Er zijn in Amsterdam altijd wachtlijsten geweest, ook toen bijna 80 procent van de woningvoorraad uit gereguleerde huurwoningen bestond.
Vanaf 1972 werd de distributie van huurwoningen ondergebracht bij de zelfstandige Gemeentelijke Dienst Herhuisvesting (GDH). De latere vestigingsplek, de Van Reigersbergenstraat, werd een begrip onder Amsterdammers. Alle hoop op een woning startte met het verkrijgen van het urgentiebewijs. In 1974 werd daarvoor de leeftijdsgrens verlaagd van 27 naar 25. In 1978 werd dat in een vlaag van beleidseuforie 18 jaar en toen was het hek van de dam. De wachttijd liep snel op tot vijf à zes jaar.
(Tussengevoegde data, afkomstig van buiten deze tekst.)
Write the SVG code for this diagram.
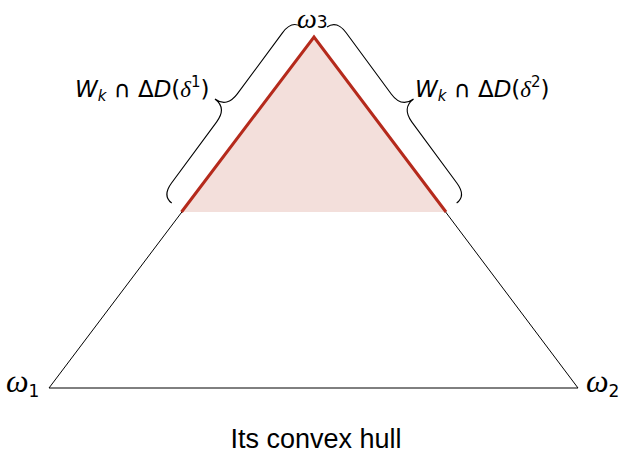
<svg xmlns="http://www.w3.org/2000/svg" width="620" height="454" viewBox="0 0 620 454">
<style>
.edge{fill:none;stroke:#000;stroke-width:1}
.red{fill:none;stroke:#b52a1c;stroke-width:3;stroke-linejoin:miter}
.brace{fill:none;stroke:#000;stroke-width:1.1}
.lbl{font-family:"DejaVu Sans","Liberation Sans",sans-serif;font-size:23px;fill:#000}
.om{font-family:"Liberation Serif","DejaVu Serif",serif;font-style:italic;font-size:32px;fill:#000}
.sub{font-family:"DejaVu Sans","Liberation Sans",sans-serif;font-style:normal;font-size:17px}
.cap{font-family:"Liberation Sans","DejaVu Sans",sans-serif;font-size:27px;fill:#000}
</style>
<g id="hull">
<polygon points="314,37 181.5,212 446,212" fill="#f3dfdb"/>
<polygon class="edge" points="49,388 314,37 578,388"/>
<polyline class="red" points="181.5,212 314,37 446,212"/>
</g>
<g id="connectors">
<path class="brace" transform="translate(171.7,203) rotate(-53.56)" d="M0,0 C0,-8 6,-12 16,-12 L92,-12 C103,-12 109.35,-17 109.35,-27 C109.35,-17 115.7,-12 126.7,-12 L202.7,-12 C212.7,-12 218.7,-8 218.7,0"/>
<path class="brace" transform="translate(327,27) rotate(53.62)" d="M0,0 C0,-8 6,-12 16,-12 L92,-12 C103,-12 109.3,-17 109.3,-27 C109.3,-17 115.6,-12 126.6,-12 L202.6,-12 C212.6,-12 218.6,-8 218.6,0"/>
</g>
<g id="w3"><text class="om" x="297" y="28" style="font-size:28px">ω<tspan class="sub" dy="0">3</tspan></text></g>
<g id="w1"><text class="om" x="6" y="392">ω<tspan class="sub" dy="5">1</tspan></text></g>
<g id="w2"><text class="om" x="586" y="392">ω<tspan class="sub" dy="5">2</tspan></text></g>
<g id="label1"><text class="lbl" x="75" y="97"><tspan font-style="italic">W</tspan><tspan font-style="italic" font-size="15" dy="4">k</tspan><tspan dy="-4"> ∩ Δ</tspan><tspan font-style="italic">D</tspan>(<tspan font-family="Liberation Serif,serif" font-style="italic">δ</tspan><tspan font-size="15" dy="-10">1</tspan><tspan dy="10">)</tspan></text></g>
<g id="label2"><text class="lbl" x="415" y="97"><tspan font-style="italic">W</tspan><tspan font-style="italic" font-size="15" dy="4">k</tspan><tspan dy="-4"> ∩ Δ</tspan><tspan font-style="italic">D</tspan>(<tspan font-family="Liberation Serif,serif" font-style="italic">δ</tspan><tspan font-size="15" dy="-10">2</tspan><tspan dy="10">)</tspan></text></g>
<g id="caption"><text class="cap" x="316" y="448" text-anchor="middle">Its convex hull</text></g>
</svg>
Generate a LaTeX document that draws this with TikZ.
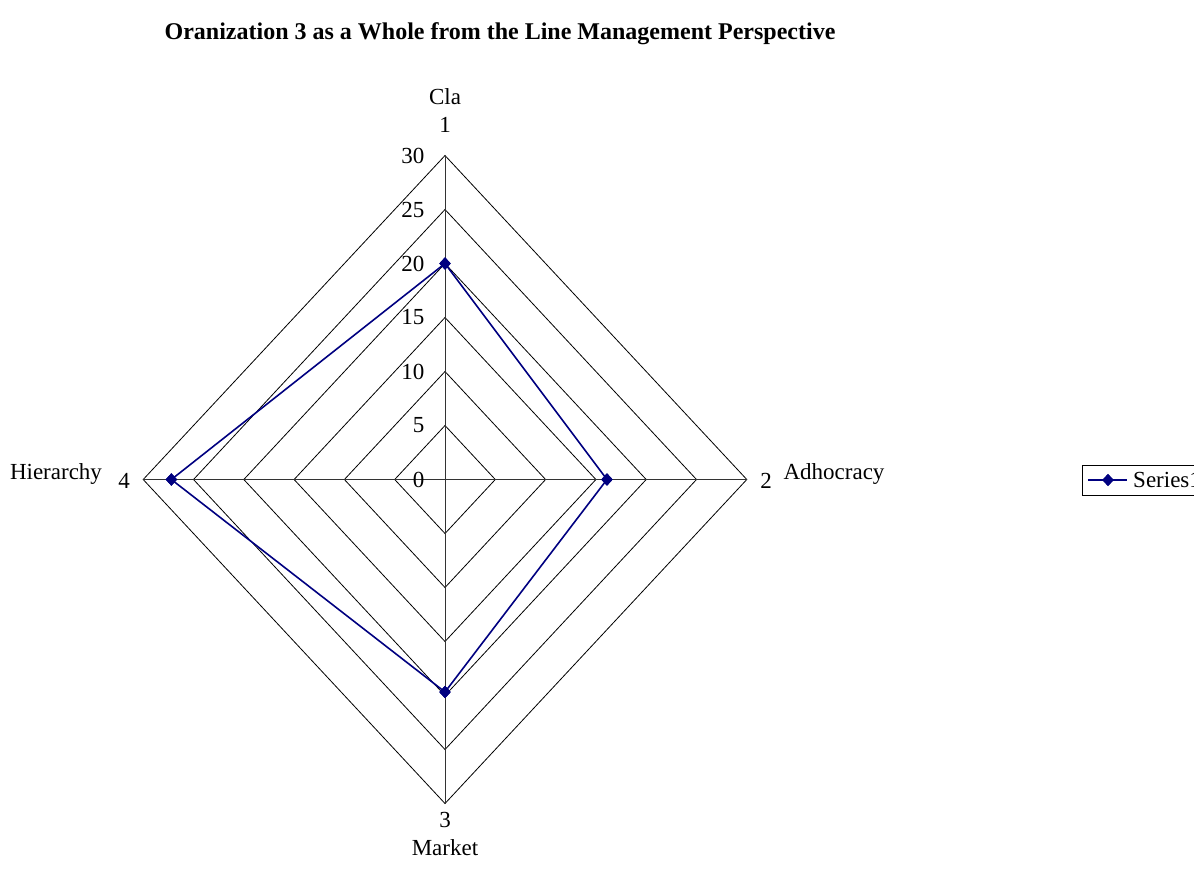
\documentclass[tikz,border=0pt]{standalone}
\usepackage{fontspec}
\setmainfont{Liberation Serif}
\usetikzlibrary{shapes.geometric}
\begin{document}
\begin{tikzpicture}[x=1pt,y=-1pt,
  gridline/.style={draw=black,line width=0.8pt},
  axisline/.style={draw=black!80,line width=0.8pt},
  series/.style={draw=navyblue,line width=1.6pt,line join=round},
  marker/.style={diamond,fill=navyblue,draw=navyblue,inner sep=0pt,minimum width=11pt,minimum height=12pt},
  lbl/.style={font=\fontsize{23}{27}\selectfont,inner sep=0pt},
  tick/.style={font=\fontsize{23}{27}\selectfont,inner sep=0pt,anchor=east},
  ttl/.style={font=\bfseries\fontsize{24}{28}\selectfont,inner sep=0pt}]
\definecolor{navyblue}{RGB}{0,0,128}
\useasboundingbox (0,0) rectangle (1194,876);
\clip (0,0) rectangle (1194,876);

% radial chart geometry: centre and pixel size of one unit on each axis
\def\cx{445}\def\cy{479.5}
\def\ux{10.06}\def\uy{10.8}

\node[ttl] (title) at (500,34) {Oranization 3 as a Whole from the Line Management Perspective};

% grid rings at 5, 10, ..., 30
\foreach \k in {1,...,6}{
  \draw[gridline] (\cx-5*\ux*\k,\cy) -- (\cx,\cy-5*\uy*\k) -- (\cx+5*\ux*\k,\cy) -- (\cx,\cy+5*\uy*\k) -- cycle;
}
% axis ends
\coordinate (a1) at (\cx,\cy-30*\uy);
\coordinate (a2) at (\cx+30*\ux,\cy);
\coordinate (a3) at (\cx,\cy+30*\uy);
\coordinate (a4) at (\cx-30*\ux,\cy);
\draw[axisline] (a1) -- (a3);
\draw[axisline] (a4) -- (a2);

% scale labels along the first axis
\foreach \v in {0,5,...,30}{
  \node[tick] (t\v) at (424.5,\cy-\v*\uy) {\v};
}

% category labels
\node[lbl] (n1) at (445,125) {1};
\node[lbl] (c1) at (445,97) {Cla};
\node[lbl] (n2) at (766,481) {2};
\node[lbl] (c2) at (834,474) {Adhocracy};
\node[lbl] (n3) at (445,820) {3};
\node[lbl] (c3) at (445,848) {Market};
\node[lbl] (n4) at (124,481) {4};
\node[lbl] (c4) at (56,474) {Hierarchy};

% data series
\node[marker] (s1) at (\cx,\cy-20*\uy) {};
\node[marker] (s2) at (\cx+16.1*\ux,\cy) {};
\node[marker] (s3) at (\cx,692) {};
\node[marker] (s4) at (\cx-27.2*\ux,\cy) {};
\draw[series] (s1.center) -- (s2.center) -- (s3.center) -- (s4.center) -- cycle;
\foreach \s in {s1,s2,s3,s4}{ \node[marker] at (\s) {}; }

% legend (runs past the right edge)
\draw[line width=0.8pt] (1082,465) rectangle (1200,495);
\coordinate (l0) at (1088,480);
\coordinate (l1) at (1127,480);
\draw[series] (l0) -- (l1);
\node[marker] (lm) at (1108,480) {};
\node[lbl,anchor=west] (ltext) at (1133,480) {Series1};
\end{tikzpicture}
\end{document}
Met het groeien van de lijst ‘urgenten’ had de GDH steeds meer moeite de regels te handhaven; de eigen medewerkers vonden dat de dienst zijn rol niet meer kon waarmaken. Dat leidde zelfs tot een demonstratie en werkonderbreking in 1980. Vrij naar Jan Schaefer: “Ook in een urgentiebewijs kun je niet wonen.” In 1985 kwam er een nieuwe woonruimteverordening, waarin vrijkomende huurwoningen voortaan in samenwerking met woningcorporaties en huiseigenaren werden toegewezen.